All About Eve II

All About Eve Twice
All About Eve Twice

I've been thinking a bit lately about the difference between movie sequels and movie serials. I remember a lot of complaints in the 1990s about sequel bloat, and I associate that particularly with a Roman numeral system and the use of the colon, like Rambo: First Blood Part II and Beastmaster 2: Through the Portal of Times. They tended to be action movies anchored by a single star (although I'm sure that wasn't always the case) and the primary complaint seemed to be that they either wore out the original premise beyond any hope of pleasure or novelty, or had no real premise beyond "Here's Stallone again in the same outfit," and floundered in the absence of story.

Now I think we're in more of a serial age, and the most frequent complaints are about franchise bloat/the Marvelization of Hollywood, which I think is a pretty straightforward and understandable objection. Weirdly this has actually led to a nostalgic affection for a certain type of 90s-style sequel (Mission Impossible – Dead Reckoning, Top Gun: Maverick, come to think of it these might be a trend exclusive to Tom Cruise) that used to be considered part of the problem, although of course it's not all that weird for a trend to appear cooler in retrospect.

Of course there were a ton of sequels and serials in 30s and 40s too, although if I were to guess I'd say fewer of them were action/thrillers. Most of the sequels were either comedy franchises (Abbot and Costello Meet/Go/Do _____, the Dead End Kids), horror (The Invisible Man, Dracula, Frankenstein) or detective series (Bulldog Drummond, The Thin Man, Torchy Blane), and the anchoring stars more easily replaced.

What is hardest to imagine is a certain type of sequel dislocated from its appropriate era. You can sort of imagine a spinoff (in the way The Two Jakes was a spinoff from Chinatown but didn't invoke the same kind of creative anxiety as, say, Jaws 3-D) for, say, All About Eve that follows the subsequent rivalry and replacement between another set of actresses, but somehow you can't quite imagine All About Eve II, or at least I can't.

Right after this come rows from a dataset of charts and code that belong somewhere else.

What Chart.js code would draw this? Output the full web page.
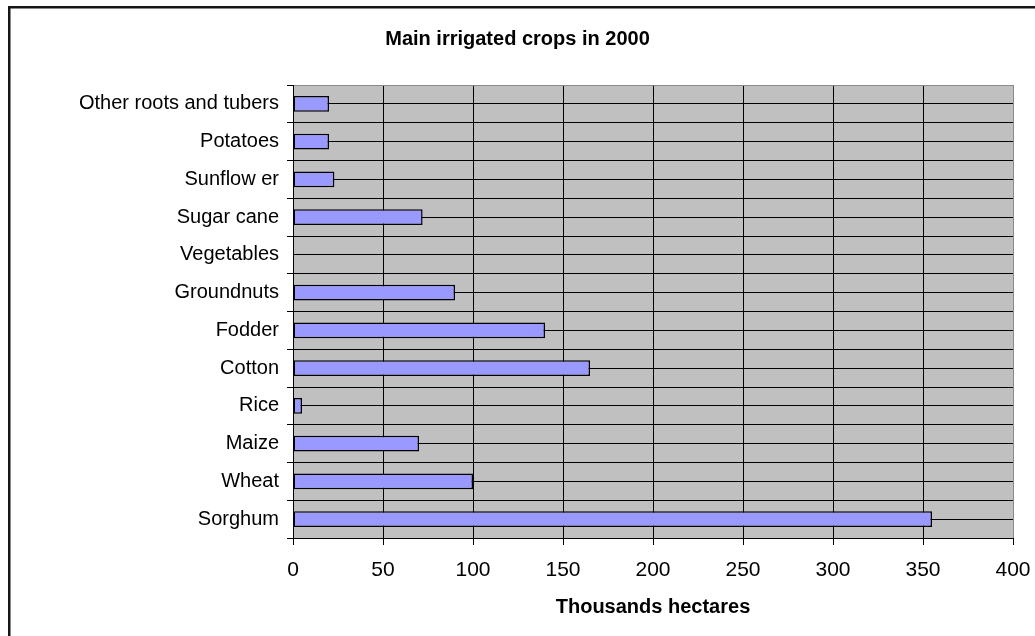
<!DOCTYPE html>
<html>
<head>
<meta charset="utf-8">
<script src="https://cdn.jsdelivr.net/npm/chart.js@4.4.1/dist/chart.umd.min.js"></script>
<style>
  html, body { margin: 0; padding: 0; background: #fff; }
  #wrap { width: 1035px; height: 636px; position: relative; }
</style>
</head>
<body>
<div id="wrap"><canvas id="c" width="1035" height="636"></canvas></div>
<script>
// Irrigated area by crop, thousand hectares (year 2000)
const crops = [
  'Other roots and tubers', 'Potatoes', 'Sunflow er', 'Sugar cane', 'Vegetables',
  'Groundnuts', 'Fodder', 'Cotton', 'Rice', 'Maize', 'Wheat', 'Sorghum'
];
const irrigatedArea = [20, 20, 23, 72, 0, 90, 140, 165, 5, 70, 100, 355];
const xTicks = [0, 50, 100, 150, 200, 250, 300, 350, 400];

const chartTitle = 'Main irrigated crops in 2000';
const xAxisTitle = 'Thousands hectares';

const FONT = '"Liberation Sans", Arial, sans-serif';

// page frame, white background and grey plot area
const backdrop = {
  id: 'backdrop',
  beforeDraw(chart) {
    const { ctx, chartArea: a, width, height } = chart;
    ctx.save();
    ctx.fillStyle = '#ffffff';
    ctx.fillRect(0, 0, width, height);
    ctx.fillStyle = '#161616';
    ctx.fillRect(8, 6, 2.5, height);
    ctx.fillRect(8, 6, width, 2.5);
    ctx.fillStyle = '#c0c0c0';
    ctx.fillRect(a.left, a.top, a.right - a.left, a.bottom - a.top);
    ctx.restore();
  }
};

new Chart(document.getElementById('c'), {
  type: 'bar',
  data: {
    labels: crops,
    datasets: [{
      data: irrigatedArea,
      backgroundColor: '#9999ff',
      borderColor: '#000000',
      borderWidth: 1.5,
      borderSkipped: false,
      barPercentage: 0.42,
      categoryPercentage: 1
    }]
  },
  options: {
    indexAxis: 'y',
    responsive: false,
    animation: false,
    devicePixelRatio: 1,
    layout: { padding: { left: 22, right: 22, top: 0, bottom: 0 } },
    plugins: {
      legend: { display: false },
      tooltip: { enabled: false },
      title: {
        display: true,
        text: chartTitle,
        color: '#000',
        font: { family: FONT, size: 20, weight: 'bold', lineHeight: 1.2 },
        padding: { top: 27, bottom: 34 }
      }
    },
    scales: {
      x: {
        type: 'linear',
        min: 0,
        max: 400,
        afterBuildTicks(s) { s.ticks = xTicks.map(v => ({ value: v })); },
        afterFit(s) {
          s.height = 98;
          s.paddingLeft = 0;
          s.paddingRight = 0;
        },
        ticks: {
          color: '#000',
          padding: 13,
          font: { family: FONT, size: 21 }
        },
        grid: {
          color: c => (c.tick && c.tick.value === 400) ? '#8a8a8a' : '#000',
          tickColor: '#000',
          lineWidth: 1,
          tickLength: 7
        },
        border: { display: true, color: '#000', width: 1 },
        title: {
          display: true,
          text: xAxisTitle,
          color: '#000',
          font: { family: FONT, size: 20, weight: 'bold', lineHeight: 1.2 },
          padding: { top: 0, bottom: 17 }
        }
      },
      y: {
        type: 'category',
        position: 'left',
        offset: true,
        afterFit(s) { s.width = 271; },
        ticks: {
          color: '#000',
          padding: 8,
          font: { family: FONT, size: 20 }
        },
        grid: {
          offset: true,
          color: c => c.index === 0 ? '#8a8a8a' : '#000',
          tickColor: '#000',
          lineWidth: 1,
          tickLength: 6
        },
        border: { display: true, color: '#000', width: 1 }
      },
      // second category axis: only draws the lines through each category centre
      yMid: {
        type: 'category',
        position: 'left',
        offset: true,
        afterFit(s) { s.width = 0; },
        ticks: { display: false },
        grid: {
          offset: false,
          color: '#000',
          lineWidth: 1,
          drawTicks: false
        },
        border: { display: false }
      }
    }
  },
  plugins: [backdrop]
});
</script>
</body>
</html>
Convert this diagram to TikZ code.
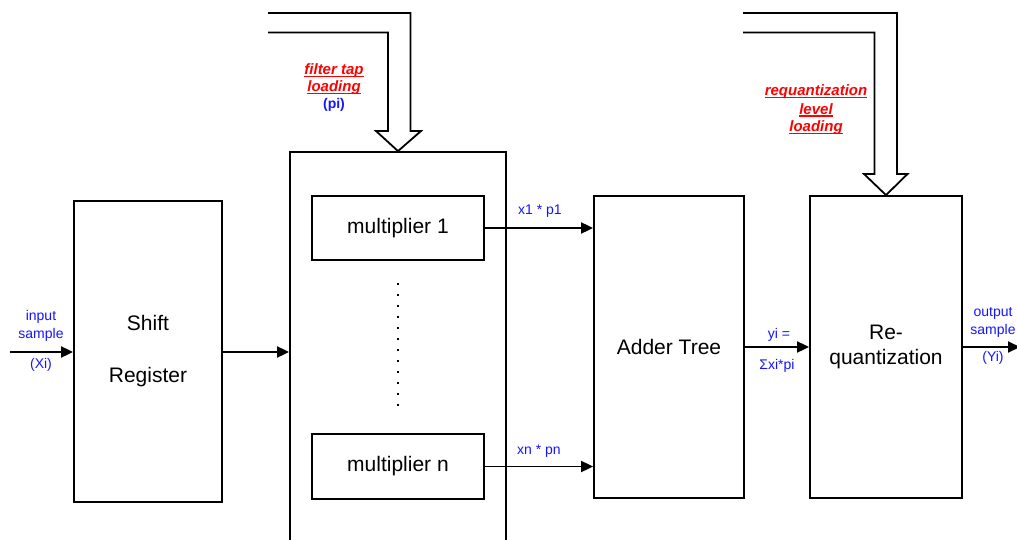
\documentclass[tikz,border=0pt]{standalone}
\usepackage{fontspec}
\setmainfont{Liberation Sans}
\usetikzlibrary{arrows.meta}
\definecolor{lblue}{RGB}{20,20,255}
\definecolor{lred}{RGB}{255,0,0}
\newcommand{\ulx}[1]{\setbox0\hbox{#1}\rlap{\rule[-2.6pt]{\wd0}{1.3pt}}\box0}
\tikzset{
  blk/.style={draw=black, line width=1.8pt, inner sep=0pt, align=center, font=\fontsize{21}{25}\selectfont},
  conn/.style={line width=1.8pt, -{Triangle[length=12pt,width=11pt]}},
  sig/.style={text=lblue, font=\fontsize{14}{17}\selectfont, align=center, inner sep=0pt},
  ldlab/.style={text=lred, font=\fontsize{15}{18}\selectfont\bfseries\itshape, align=center, inner sep=0pt},
  fat/.style={draw=black, line width=1.8pt, line join=miter}
}
\begin{document}
\begin{tikzpicture}[x=1pt,y=-1pt]
\useasboundingbox (0,0) rectangle (1017,540);
\clip (0,0) rectangle (1017,540);
% blocks
\node[blk, minimum width=148pt, minimum height=301pt] (shift) at (148,351.5) {Shift\\[27pt]Register};
\node[blk, minimum width=216pt, minimum height=420pt] (big) at (398,362) {};
\node[blk, minimum width=172pt, minimum height=64pt] (m1) at (398,228) {multiplier 1};
\node[blk, minimum width=172pt, minimum height=65pt] (mn) at (398,466.5) {multiplier n};
\node[blk, minimum width=150pt, minimum height=302pt] (adder) at (669,347) {Adder Tree};
\node[blk, minimum width=152pt, minimum height=302pt] (req) at (886,347) {Re-\\quantization};
% dots
\coordinate (dtop) at (398,283);
\coordinate (dbot) at (398,406);
\draw[line width=2pt, dash pattern=on 2pt off 9pt] (dtop) -- (dbot);
% connectors
\coordinate (in) at (10,352);
\coordinate (out) at (1020,347);
\draw[conn] (in) -- (in -| shift.west);
\draw[conn] (shift.east |- in) -- (in -| big.west);
\draw[conn] (m1.east) -- (m1.east -| adder.west);
\draw[conn] (mn.east) -- (mn.east -| adder.west);
\draw[conn] (adder.east) -- (req.west);
\draw[conn] (req.east) -- (out);
% signal labels
\node[sig] (lin1) at (41,317) {input};
\node[sig] (lin2) at (41,334.5) {sample};
\node[sig] (lin3) at (41,364.5) {(Xi)};
\node[sig] (lx1) at (540,211) {x1 * p1};
\node[sig] (lxn) at (539,451) {xn * pn};
\node[sig] (ly1) at (779,335) {yi =};
\node[sig] (ly2) at (777,366) {Σxi*pi};
\node[sig] (lo1) at (993,313) {output};
\node[sig] (lo2) at (993,331) {sample};
\node[sig] (lo3) at (993,358) {(Yi)};
% fat arrows
\draw[fat] (268,13) -- (410.5,13) -- (410.5,131) -- (421,131) -- (big.north) -- (376,131) -- (388,131) -- (388,32.5) -- (268,32.5);
\draw[fat] (743,13) -- (897,13) -- (897,174) -- (907.5,174) -- (req.north) -- (864,174) -- (874.5,174) -- (874.5,32.5) -- (743,32.5);
% loading labels
\node[ldlab] (ft1) at (334,71) {\ulx{filter tap}};
\node[ldlab] (ft2) at (334,88) {\ulx{loading}};
\node[sig, font=\fontsize{14}{17}\selectfont\bfseries] (ft3) at (334,105) {(pi)};
\node[ldlab] (rq1) at (816,92) {\ulx{requantization}};
\node[ldlab] (rq2) at (816,110) {\ulx{level}};
\node[ldlab] (rq3) at (816,128) {\ulx{loading}};
\end{tikzpicture}
\end{document}
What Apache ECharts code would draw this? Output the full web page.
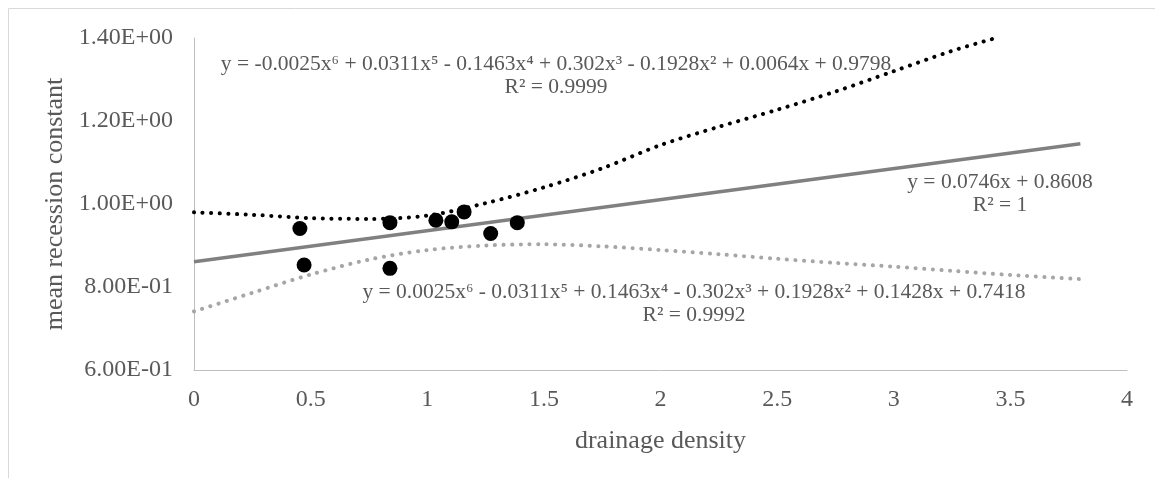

You just can't make a sequel during a serial era! The nearest I can imagine it if is someone doubled all the numbers in the script, like the only way a 1950s-era director could conceive of a sequel is through multiplication. "If you liked All About Eve, you'll love All About Eve

MARGO

Bill's sixty-four. He looks sixty-four. He looked it ten years ago, he'll look it forty years from now. I hate men twice.


BILL

Darling, there are certain characteristics for which you are famous, on stage and off. I love you for some of them, in spite of others. I haven't let those become too important. They're part of your equipment for getting along in what is laughingly called our environment. You have to keep your teeth sharp – all right – but I will not have you sharpen them on me, or on Eve.

MARGO

What about her teeth? What about her fangs? Remember she has a double row of both, like a shark.

BILL

She hasn't cut them yet, and you know it! So when you start judging two idealistic, dreamy-eyed kids by the barroom, Benzedrine standards of this megalomaniac society, neither of us will have it! Eve Harrington, both of her, have never, by word, look, thought, or suggestion indicated anything to me but her adoration for you and her happiness at our being in love.


MARGO

Thank you, Eve. I'd like a martini, very dry.

BILL

I'll get it. [To Eve] What'll you have?

MARGO

Two milkshakes?


MARGO

"Margo Channing is ageless" – spoken like a press agent.

LLOYD

I know what I'm talking about. After all, they're my plays.

MARGO

Spoken like an author! Lloyd, I'm not forty-ish, I'm not fifty-ish. Six months ago I was eighty years old. Eighty. Eight oh. That slipped out – I hadn't quite made up my mind to admit it.


BILL

I start shooting a week from Monday. Zanuck is impatient. He wants me, he needs me.

MARGO

Zanuck, Zanuck, Zanuck. What are you four, lovers?


MARGO

Liebestraum.

PIANIST

I just played it.

MARGO

Play it again.

PIANIST

But that was the ninth straight time.

MARGO

Then this will be ten.


MARGO

It's a great part and a fine play. But not for me anymore. Not for two eightsquare, upright, downright, eighthright, married ladies.


ADDISON

The audition is over.

MARGO

It can't be. I came here to read with both Miss Casewells. I promised Max.

ADDISON

The audition was at 4:30. It's now nearly eight.


MARGO

Fasten your seatbelts. It's going to be two bumpy nights in a row.